Die häufige Betonung hoher Artenzahlen greift zu kurz – Artenreichtum ist nicht gleich ökologischer Wert.
Unklare Pflege- und Managementstandards
Die Studie erwähnt verschiedene Pflegemaßnahmen (z. B. Mahd, Beweidung), doch es bleibt unklar, welche Maßnahmen konkret zu welchen Beobachtungen geführt haben. Ein flächendeckendes Pflegekonzept mit Empfehlungen fehlt.

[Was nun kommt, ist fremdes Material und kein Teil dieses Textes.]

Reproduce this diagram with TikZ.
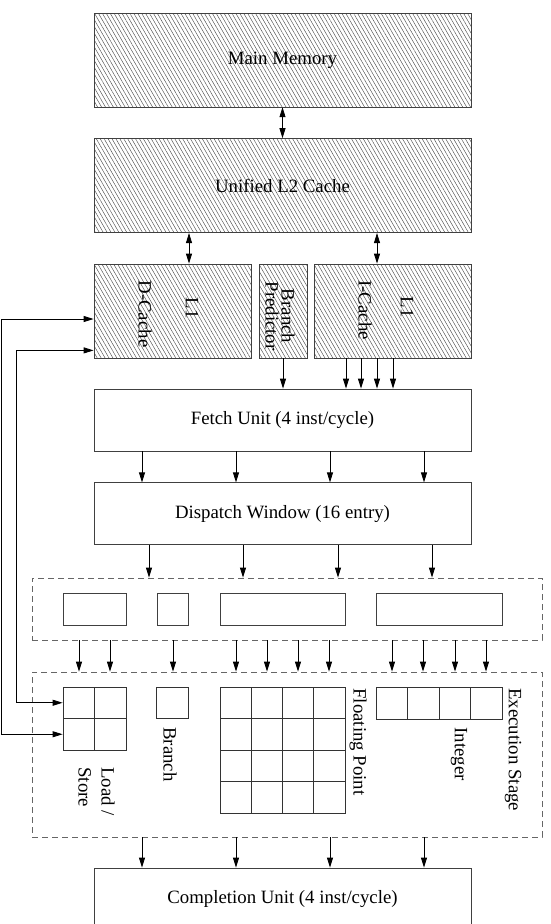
\documentclass[tikz,border=0pt]{standalone}
\usepackage{fontspec}
\setmainfont{Liberation Serif}
\usetikzlibrary{arrows.meta,positioning,patterns.meta}

\begin{document}
\begin{tikzpicture}[x=1pt,y=-1pt,node distance=31pt,
  unit/.style={draw=black!75,line width=0.8pt,minimum width=377pt,minimum height=62pt,inner sep=0pt,font=\fontsize{18.8}{16}\selectfont},
  mem/.style={unit,minimum height=94pt,pattern={Lines[angle=-60,distance=3.4pt,line width=0.45pt]},pattern color=black!70},
  cell/.style={draw=black!80,line width=0.8pt,inner sep=0pt,minimum width=31.5pt,minimum height=31.5pt},
  slot/.style={draw=black!75,line width=0.8pt,inner sep=0pt,minimum height=32pt},
  group/.style={draw=black!60,line width=0.8pt,dash pattern=on 6pt off 4pt,inner sep=0pt},
  vlabel/.style={rotate=-90,inner sep=0pt,font=\fontsize{18.8}{23}\selectfont},
  >={Triangle[length=10pt,width=6pt]}, line width=0.8pt]
\useasboundingbox (0,0) rectangle (550,924);

% memory hierarchy
\node[mem] (mm) at (282.5,60) {Main Memory};
\node[mem,below=of mm] (l2) {Unified L2 Cache};
\node[mem,minimum width=157pt] (dc) at (172.5,311) {};
\node[mem,minimum width=48pt] (bp) at (283,311) {};
\node[mem,minimum width=157pt] (ic) at (392.5,311) {};
\node[vlabel] (dcl1) at (192,308) {L1};
\node[vlabel] (dcname) at (145,314) {D-Cache};
\node[vlabel,align=center,font=\fontsize{18.8}{16}\selectfont] (bpname) at (280,316) {Branch\\Predictor};
\node[vlabel] (icl1) at (407,307) {L1};
\node[vlabel] (icname) at (365,310) {I-Cache};

% front end
\node[unit] (fetch) at (282.5,420) {Fetch Unit (4 inst/cycle)};
\node[unit,below=of fetch] (disp) {Dispatch Window (16 entry)};

% reservation stations
\node[group,minimum width=510pt,minimum height=62pt] (rs) at (287,609) {};
\node[slot,minimum width=63pt] (r1) at (94.5,609) {};
\node[slot,minimum width=31pt] (r2) at (172.5,609) {};
\node[slot,minimum width=125pt] (r3) at (282.5,609) {};
\node[slot,minimum width=126pt] (r4) at (439,609) {};

% execution stage
\node[group,minimum width=510pt,minimum height=165pt] (ex) at (287,754.5) {};
\foreach \r in {1,2}
  \foreach \c in {1,2}
    \node[cell] (ls\r\c) at ({63+31.5*(\c-0.5)},{687+31.5*(\r-0.5)}) {};
\node[cell] (br) at (172.5,703) {};
\foreach \r in {1,...,4}
  \foreach \c in {1,...,4}
    \node[cell,minimum width=31.25pt] (fp\r\c) at ({220+31.25*(\c-0.5)},{687+31.5*(\r-0.5)}) {};
\foreach \c in {1,...,4}
  \node[cell,minimum height=32pt] (int\c) at ({376+31.5*(\c-0.5)},703) {};
\node[vlabel,align=left,anchor=west] (lsname) at (96.5,767) {Load /\\Store};
\node[vlabel,anchor=west] (brname) at (170,727) {Branch};
\node[vlabel,anchor=west] (fpname) at (358,688) {Floating Point};
\node[vlabel,anchor=west] (intname) at (459,727) {Integer};
\node[vlabel,anchor=west] (exname) at (513,688) {Execution Stage};

\node[unit] (comp) at (282.5,899) {Completion Unit (4 inst/cycle)};

% connectors
\draw[<->] (mm) -- (l2);
\draw[<->] (l2.south -| 189,0) -- (dc.north -| 189,0);
\draw[<->] (l2.south -| 377,0) -- (ic.north -| 377,0);
\draw[->] (bp.south) -- (bp.south |- fetch.north);
\foreach \x in {346,361,377,393}
  \draw[->] (ic.south -| \x,0) -- (fetch.north -| \x,0);
\foreach \x in {142,236,330,424}
  \draw[->] (fetch.south -| \x,0) -- (disp.north -| \x,0);
\foreach \x in {149,243,338,432}
  \draw[->] (disp.south -| \x,0) -- (rs.north -| \x,0);
\foreach \x in {79,110,173,236,267,298,329,392,423,455,486}
  \draw[->] (rs.south -| \x,0) -- (ex.north -| \x,0);
\foreach \x in {142,236,330,424}
  \draw[->] (ex.south -| \x,0) -- (comp.north -| \x,0);
\draw[<->] (ls11.west) -- (16,0 |- ls11.west) |- ([yshift=8pt]dc.south west);
\draw[<->] (ls21.west) -- (1.5,0 |- ls21.west) |- ([yshift=-8pt]dc.west);
\end{tikzpicture}
\end{document}
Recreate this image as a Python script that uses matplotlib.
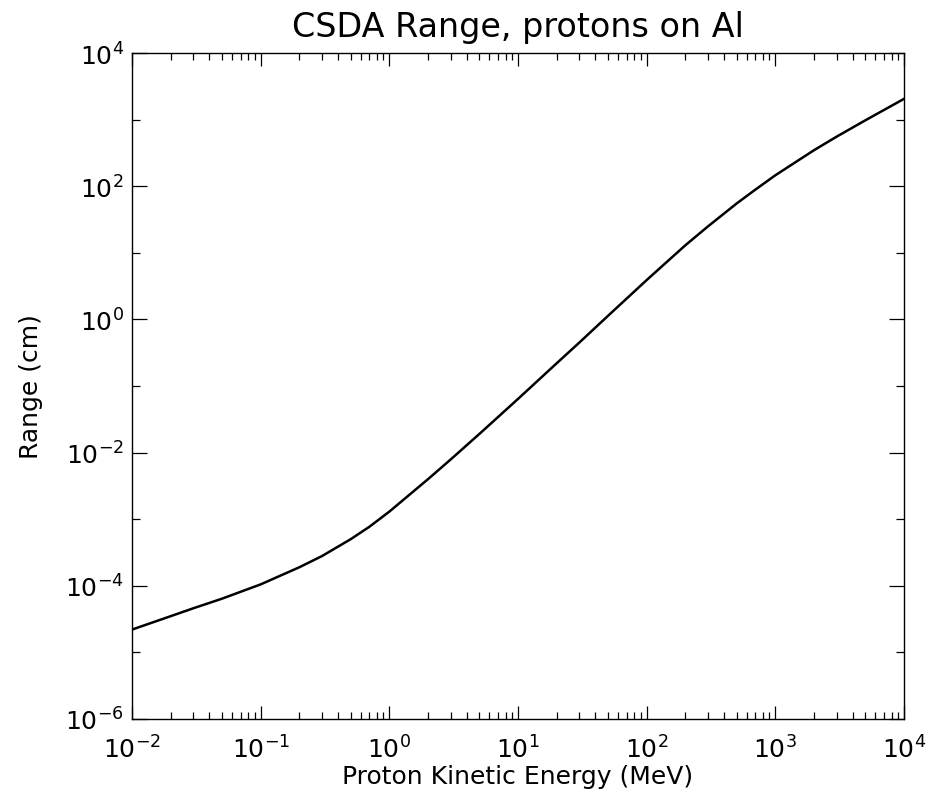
import matplotlib
matplotlib.use("Agg")
import matplotlib.pyplot as plt
from matplotlib.ticker import FixedLocator, LogFormatterSciNotation, NullFormatter

# proton CSDA range in aluminium
energy_mev = [0.01, 0.02, 0.03, 0.05, 0.1, 0.2, 0.3, 0.5, 0.7, 1, 2, 3, 5,
              10, 20, 30, 50, 100, 200, 300, 500, 700, 1000, 2000, 3000,
              5000, 10000]
range_cm = [2.2e-5, 3.5e-5, 4.6e-5, 6.4e-5, 1.05e-4, 1.9e-4, 2.8e-4, 5.0e-4,
            7.7e-4, 1.3e-3, 4.0e-3, 7.9e-3, 1.9e-2, 6.4e-2, 0.22, 0.45, 1.13,
            3.9, 13, 25, 55, 89, 146, 348, 556, 975, 2050]

x_major = [1e-2, 1e-1, 1e0, 1e1, 1e2, 1e3, 1e4]
y_major = [1e-6, 1e-4, 1e-2, 1e0, 1e2, 1e4]
y_minor = [1e-5, 1e-3, 1e-1, 1e1, 1e3]

plt.rcParams["font.family"] = "DejaVu Sans"
plt.rcParams["mathtext.fontset"] = "dejavusans"

fig = plt.figure(figsize=(9.29, 8.04), dpi=100)
ax = fig.add_axes([0.1421, 0.1045, 0.831, 0.8283])

ax.plot(energy_mev, range_cm, color="black", lw=1.8)
ax.set_xscale("log")
ax.set_yscale("log")
ax.set_xlim(1e-2, 1e4)
ax.set_ylim(1e-6, 1e4)

x_minor = [m * d for d in x_major[:-1] for m in range(2, 10)]
ax.xaxis.set_major_locator(FixedLocator(x_major))
ax.xaxis.set_major_formatter(LogFormatterSciNotation(base=10))
ax.xaxis.set_minor_locator(FixedLocator(x_minor))
ax.xaxis.set_minor_formatter(NullFormatter())
ax.yaxis.set_major_locator(FixedLocator(y_major))
ax.yaxis.set_major_formatter(LogFormatterSciNotation(base=10))
ax.yaxis.set_minor_locator(FixedLocator(y_minor))
ax.yaxis.set_minor_formatter(NullFormatter())

ax.tick_params(which="both", direction="in", top=True, right=True,
               width=0.9, labelsize=18)
ax.tick_params(axis="x", which="major", length=9.5, pad=12)
ax.tick_params(axis="x", which="minor", length=4.8)
ax.tick_params(axis="y", which="major", length=11, pad=6)
ax.tick_params(axis="y", which="minor", length=5.5)
for s in ax.spines.values():
    s.set_linewidth(1.0)

ax.set_title("CSDA Range, protons on Al", fontsize=24, pad=12)
ax.set_xlabel("Proton Kinetic Energy (MeV)", fontsize=18, labelpad=1)
ax.set_ylabel("Range (cm)", fontsize=18, labelpad=16)

fig.savefig("out.png", dpi=100)
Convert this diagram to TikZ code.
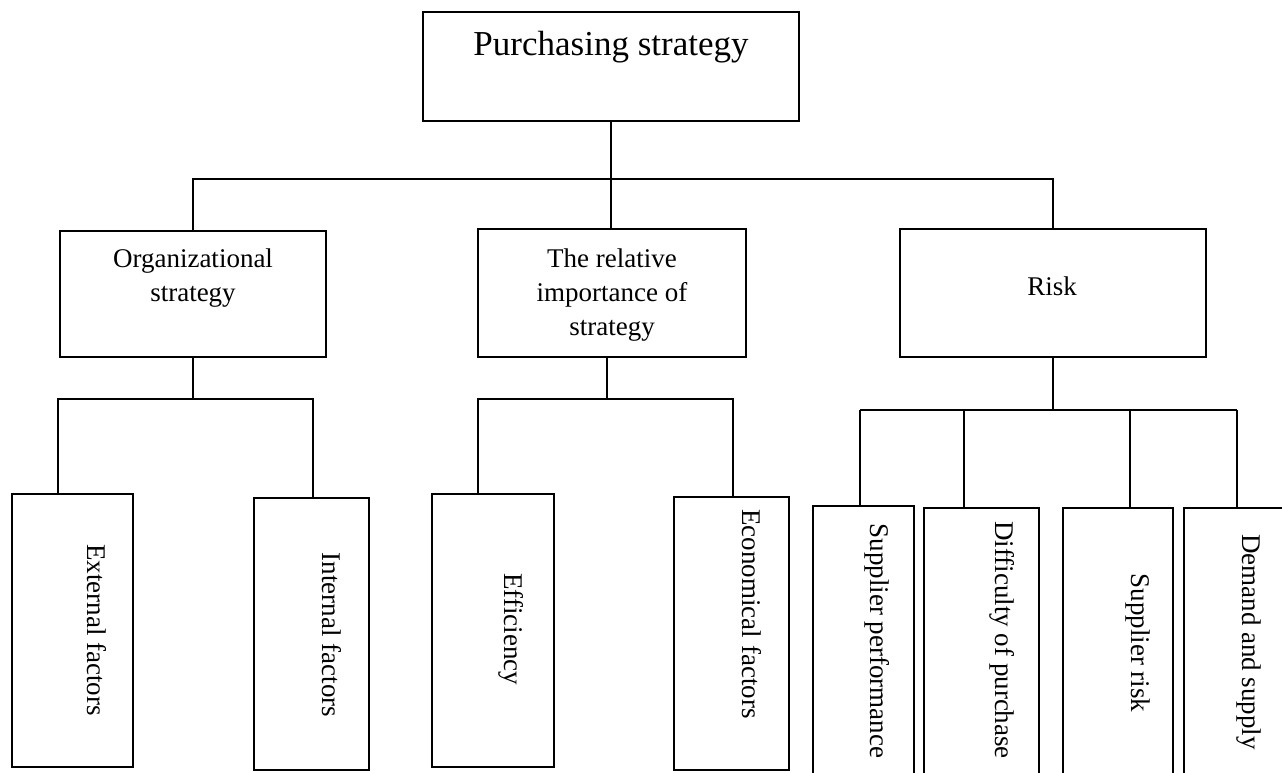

Zielkonflikte werden ausgeblendet
Freiflächenanlagen entstehen oft auf ehemals landwirtschaftlich genutzten Flächen. Der damit verbundene Verlust an Ackerland wird in der Studie zwar angedeutet, aber nicht systematisch thematisiert – obwohl genau hier eine der zentralen Fragen liegt: Wird die Artenvielfalt innerhalb des Solarzauns auf Kosten der Biodiversität anderswo erkauft?
Fazit
Die BNE-Studie liefert einen interessanten Einblick in die Artenvielfalt innerhalb von Solarparks – doch sie genügt nicht den Anforderungen an eine objektiv-wissenschaftliche Bewertung. Ohne Vergleichsdaten, ohne Reproduktionsnachweise und ohne langfristige Betrachtung lassen sich keine belastbaren Aussagen über die ökologische Wirkung treffen.
Solarparks können einen Beitrag zur Biodiversität leisten – aber nur unter klar definierten Bedingungen. Dazu gehören:
- Strukturvielfalt
- extensive Pflege
- geeignete Standortwahl
- Monitoring
Ein Freibrief für den Ausbau auf wertvollen Offenlandflächen kann aus dieser Studie nicht abgeleitet werden.
Titelbild: DALL-E
Hintergrundwissen für Einsteiger:innen:
Als Artenvielfalt bezeichnet man die Anzahl und Unterschiedlichkeit von Tier- und Pflanzenarten in einem Gebiet. In Solarparks entstehen durch wenig genutzte Flächen unter den Modulen potenziell neue Lebensräume – z. B. für Wildbienen, Heuschrecken oder bodenbrütende Vögel.
Doch Achtung: Nur weil viele Arten gezählt werden, heißt das nicht automatisch, dass der Lebensraum ökologisch wertvoll ist. Entscheidend ist, ob die Arten dauerhaft bleiben, sich vermehren und ob es sich um gefährdete Arten handelt.